§ **WHAT NEEDS TO BE DONE**
For the material that follows, return exactly the lines from the one with "Convert this chart to matplotlib code." through the one with "from matplotlib.ticker import MultipleLocator", both ends included.

§ **RECORDS SHOWN**
════════════════

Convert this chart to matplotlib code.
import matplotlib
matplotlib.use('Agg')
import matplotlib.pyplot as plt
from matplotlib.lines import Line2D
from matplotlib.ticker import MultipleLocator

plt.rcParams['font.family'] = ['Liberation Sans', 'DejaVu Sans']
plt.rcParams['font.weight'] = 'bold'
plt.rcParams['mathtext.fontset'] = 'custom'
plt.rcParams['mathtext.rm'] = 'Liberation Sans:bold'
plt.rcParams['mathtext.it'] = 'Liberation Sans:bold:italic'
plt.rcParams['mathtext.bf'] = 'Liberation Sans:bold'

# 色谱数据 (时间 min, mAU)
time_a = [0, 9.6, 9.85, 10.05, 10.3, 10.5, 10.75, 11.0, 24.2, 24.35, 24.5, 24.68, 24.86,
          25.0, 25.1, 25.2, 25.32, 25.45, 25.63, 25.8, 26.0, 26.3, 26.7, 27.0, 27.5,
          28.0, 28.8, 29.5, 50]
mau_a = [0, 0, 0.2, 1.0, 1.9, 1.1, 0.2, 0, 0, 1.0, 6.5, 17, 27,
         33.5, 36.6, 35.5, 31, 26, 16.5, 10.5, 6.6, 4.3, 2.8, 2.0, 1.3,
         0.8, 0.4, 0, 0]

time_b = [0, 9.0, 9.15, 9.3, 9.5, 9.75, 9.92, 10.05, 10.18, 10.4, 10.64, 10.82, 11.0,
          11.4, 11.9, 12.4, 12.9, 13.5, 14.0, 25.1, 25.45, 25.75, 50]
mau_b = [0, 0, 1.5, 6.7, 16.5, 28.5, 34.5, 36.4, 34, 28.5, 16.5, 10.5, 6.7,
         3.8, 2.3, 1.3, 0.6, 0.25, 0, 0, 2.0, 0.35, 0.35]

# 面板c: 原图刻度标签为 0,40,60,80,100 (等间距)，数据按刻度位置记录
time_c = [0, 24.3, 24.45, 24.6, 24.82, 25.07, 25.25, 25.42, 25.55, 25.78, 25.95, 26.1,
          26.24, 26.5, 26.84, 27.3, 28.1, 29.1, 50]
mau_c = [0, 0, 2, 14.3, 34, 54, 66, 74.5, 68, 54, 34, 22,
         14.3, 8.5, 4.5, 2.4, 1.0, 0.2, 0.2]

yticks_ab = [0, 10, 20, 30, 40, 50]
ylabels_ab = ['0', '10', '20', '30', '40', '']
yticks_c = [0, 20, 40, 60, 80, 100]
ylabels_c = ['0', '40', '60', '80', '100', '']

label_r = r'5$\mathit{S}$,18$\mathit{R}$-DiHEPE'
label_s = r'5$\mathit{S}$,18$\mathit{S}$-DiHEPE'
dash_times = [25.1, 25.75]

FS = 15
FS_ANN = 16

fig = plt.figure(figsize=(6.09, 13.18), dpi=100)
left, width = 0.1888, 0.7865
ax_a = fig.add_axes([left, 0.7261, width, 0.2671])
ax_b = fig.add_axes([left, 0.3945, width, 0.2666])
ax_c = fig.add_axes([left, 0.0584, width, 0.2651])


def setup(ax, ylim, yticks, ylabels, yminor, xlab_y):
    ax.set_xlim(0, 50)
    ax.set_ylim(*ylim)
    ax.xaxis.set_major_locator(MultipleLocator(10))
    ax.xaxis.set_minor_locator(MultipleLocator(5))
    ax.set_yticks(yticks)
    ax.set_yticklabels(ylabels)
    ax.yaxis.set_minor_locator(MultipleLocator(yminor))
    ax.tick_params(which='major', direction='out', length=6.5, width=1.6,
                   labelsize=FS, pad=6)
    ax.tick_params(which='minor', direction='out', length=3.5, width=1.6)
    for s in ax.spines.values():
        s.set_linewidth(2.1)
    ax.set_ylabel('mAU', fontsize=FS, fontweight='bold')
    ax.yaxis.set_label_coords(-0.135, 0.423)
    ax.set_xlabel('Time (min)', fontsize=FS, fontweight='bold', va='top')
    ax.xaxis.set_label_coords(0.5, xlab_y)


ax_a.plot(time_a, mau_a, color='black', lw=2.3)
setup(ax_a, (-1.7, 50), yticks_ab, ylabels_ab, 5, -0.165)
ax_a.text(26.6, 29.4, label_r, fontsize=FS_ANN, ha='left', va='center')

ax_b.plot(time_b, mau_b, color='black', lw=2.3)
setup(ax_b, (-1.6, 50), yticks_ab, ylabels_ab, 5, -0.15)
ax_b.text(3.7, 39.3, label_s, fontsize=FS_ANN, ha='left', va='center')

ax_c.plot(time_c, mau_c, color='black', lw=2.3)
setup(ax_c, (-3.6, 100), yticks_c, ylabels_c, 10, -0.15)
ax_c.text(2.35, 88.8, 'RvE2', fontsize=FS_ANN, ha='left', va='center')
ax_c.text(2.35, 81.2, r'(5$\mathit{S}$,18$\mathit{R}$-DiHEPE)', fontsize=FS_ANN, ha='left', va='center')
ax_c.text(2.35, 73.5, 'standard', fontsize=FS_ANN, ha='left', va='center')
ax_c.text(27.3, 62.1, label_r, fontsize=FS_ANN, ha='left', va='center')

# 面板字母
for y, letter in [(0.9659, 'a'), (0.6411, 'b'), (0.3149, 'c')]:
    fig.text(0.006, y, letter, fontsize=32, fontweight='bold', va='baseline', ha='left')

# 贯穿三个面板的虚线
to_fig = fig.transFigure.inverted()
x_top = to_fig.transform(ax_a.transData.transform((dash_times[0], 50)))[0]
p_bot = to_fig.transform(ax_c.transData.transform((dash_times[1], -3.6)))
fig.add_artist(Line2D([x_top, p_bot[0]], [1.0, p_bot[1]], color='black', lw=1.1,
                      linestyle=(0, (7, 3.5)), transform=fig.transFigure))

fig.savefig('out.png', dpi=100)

════════════════

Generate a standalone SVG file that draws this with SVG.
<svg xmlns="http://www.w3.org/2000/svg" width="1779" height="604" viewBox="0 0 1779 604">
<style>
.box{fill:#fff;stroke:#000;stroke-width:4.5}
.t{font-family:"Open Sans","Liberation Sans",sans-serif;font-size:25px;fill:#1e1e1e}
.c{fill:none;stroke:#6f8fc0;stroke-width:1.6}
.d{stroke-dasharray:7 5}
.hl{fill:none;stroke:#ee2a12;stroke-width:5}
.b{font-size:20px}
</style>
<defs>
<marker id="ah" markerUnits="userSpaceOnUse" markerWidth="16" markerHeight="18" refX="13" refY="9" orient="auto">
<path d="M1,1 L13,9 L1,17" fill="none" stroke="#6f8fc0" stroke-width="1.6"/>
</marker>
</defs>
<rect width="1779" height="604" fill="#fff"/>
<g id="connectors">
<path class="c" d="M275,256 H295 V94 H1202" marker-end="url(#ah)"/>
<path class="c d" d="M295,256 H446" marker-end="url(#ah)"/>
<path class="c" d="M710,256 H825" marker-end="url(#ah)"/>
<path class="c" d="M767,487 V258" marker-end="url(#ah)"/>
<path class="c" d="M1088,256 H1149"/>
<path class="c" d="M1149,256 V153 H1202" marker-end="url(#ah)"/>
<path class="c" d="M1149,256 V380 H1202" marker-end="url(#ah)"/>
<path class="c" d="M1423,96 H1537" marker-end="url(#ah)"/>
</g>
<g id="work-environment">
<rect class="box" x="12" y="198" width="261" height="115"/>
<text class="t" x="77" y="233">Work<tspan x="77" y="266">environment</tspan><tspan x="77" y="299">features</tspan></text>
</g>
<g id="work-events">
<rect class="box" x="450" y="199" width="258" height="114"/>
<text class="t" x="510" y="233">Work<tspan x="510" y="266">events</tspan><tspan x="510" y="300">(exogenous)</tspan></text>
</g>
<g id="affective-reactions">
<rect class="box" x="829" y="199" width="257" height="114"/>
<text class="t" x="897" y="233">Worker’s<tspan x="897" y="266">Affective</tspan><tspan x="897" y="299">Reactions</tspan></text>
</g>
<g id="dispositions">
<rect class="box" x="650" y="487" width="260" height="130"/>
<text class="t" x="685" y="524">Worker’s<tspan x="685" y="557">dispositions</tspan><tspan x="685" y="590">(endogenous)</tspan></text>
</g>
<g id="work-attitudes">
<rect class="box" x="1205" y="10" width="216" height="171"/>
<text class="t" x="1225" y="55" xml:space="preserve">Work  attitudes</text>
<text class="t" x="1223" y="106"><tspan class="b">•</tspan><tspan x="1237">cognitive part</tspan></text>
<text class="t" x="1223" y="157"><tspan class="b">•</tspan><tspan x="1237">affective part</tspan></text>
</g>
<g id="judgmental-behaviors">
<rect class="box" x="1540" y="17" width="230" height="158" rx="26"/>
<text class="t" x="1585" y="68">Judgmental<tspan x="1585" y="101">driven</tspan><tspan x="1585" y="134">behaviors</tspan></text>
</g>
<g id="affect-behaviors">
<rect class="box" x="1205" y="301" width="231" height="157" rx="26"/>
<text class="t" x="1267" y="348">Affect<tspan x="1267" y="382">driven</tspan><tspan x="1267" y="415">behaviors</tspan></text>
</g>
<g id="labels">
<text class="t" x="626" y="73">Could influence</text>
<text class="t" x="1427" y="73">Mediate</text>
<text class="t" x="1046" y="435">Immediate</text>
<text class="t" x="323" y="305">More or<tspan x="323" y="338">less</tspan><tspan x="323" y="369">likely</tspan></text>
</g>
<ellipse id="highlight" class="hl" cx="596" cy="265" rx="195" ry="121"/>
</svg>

════════════════

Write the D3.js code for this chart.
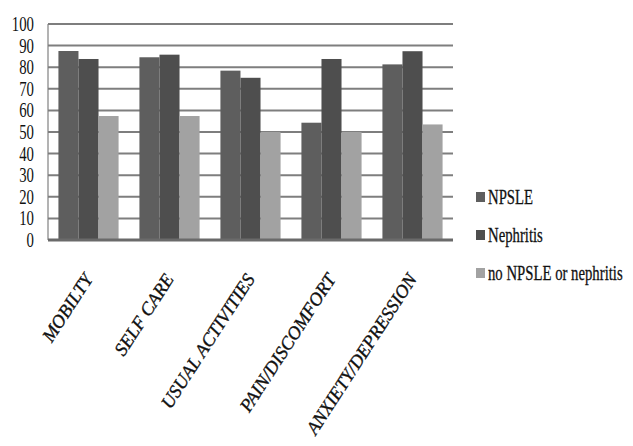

════════════════

§ **SOLUTION TO THE PROBLEM**
Convert this chart to matplotlib code.
import matplotlib
matplotlib.use('Agg')
import matplotlib.pyplot as plt
from matplotlib.lines import Line2D
from matplotlib.ticker import MultipleLocator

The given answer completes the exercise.